• WORK TO COMPLETE: Find out how many lines of the material contain the string "this" and give only that figure.

• PROVIDED MATERIAL:

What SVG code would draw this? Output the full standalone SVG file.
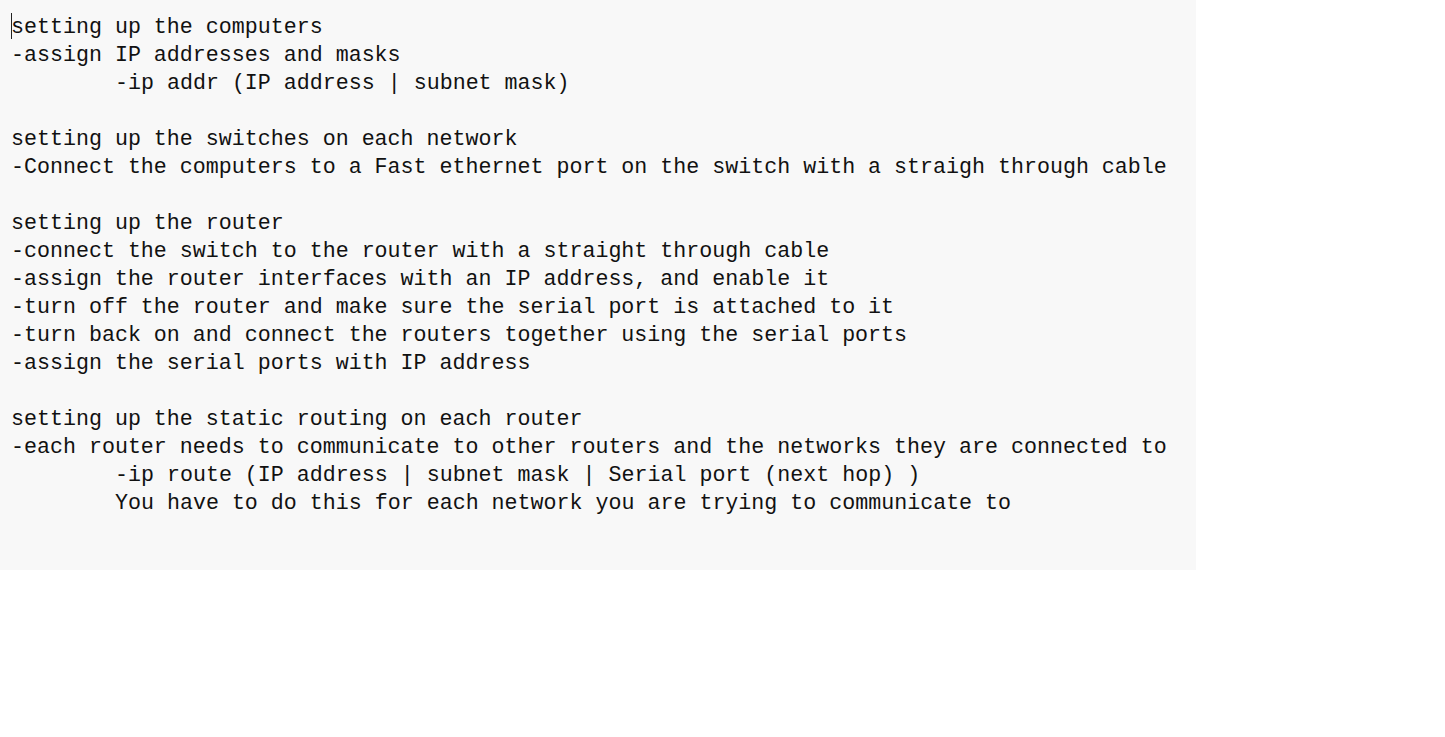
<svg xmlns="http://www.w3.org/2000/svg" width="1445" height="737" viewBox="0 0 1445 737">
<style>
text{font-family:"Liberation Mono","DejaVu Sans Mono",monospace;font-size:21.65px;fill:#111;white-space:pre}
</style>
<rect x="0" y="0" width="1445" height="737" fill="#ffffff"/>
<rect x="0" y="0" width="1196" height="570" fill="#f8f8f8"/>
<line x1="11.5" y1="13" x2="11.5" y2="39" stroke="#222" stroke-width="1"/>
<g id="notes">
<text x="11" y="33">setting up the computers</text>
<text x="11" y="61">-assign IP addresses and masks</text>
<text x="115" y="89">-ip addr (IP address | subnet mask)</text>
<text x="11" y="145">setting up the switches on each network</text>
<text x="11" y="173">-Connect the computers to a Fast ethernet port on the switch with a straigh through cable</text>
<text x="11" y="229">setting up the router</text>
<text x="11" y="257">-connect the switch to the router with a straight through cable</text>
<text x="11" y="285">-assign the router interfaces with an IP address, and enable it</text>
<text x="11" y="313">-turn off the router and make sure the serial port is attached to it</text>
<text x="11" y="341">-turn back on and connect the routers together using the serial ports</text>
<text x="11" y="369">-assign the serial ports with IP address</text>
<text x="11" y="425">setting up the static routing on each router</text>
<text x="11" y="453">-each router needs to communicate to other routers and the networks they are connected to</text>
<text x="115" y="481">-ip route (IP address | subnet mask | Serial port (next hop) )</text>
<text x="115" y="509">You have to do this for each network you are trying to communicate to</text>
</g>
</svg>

• TASK OUTPUT: 2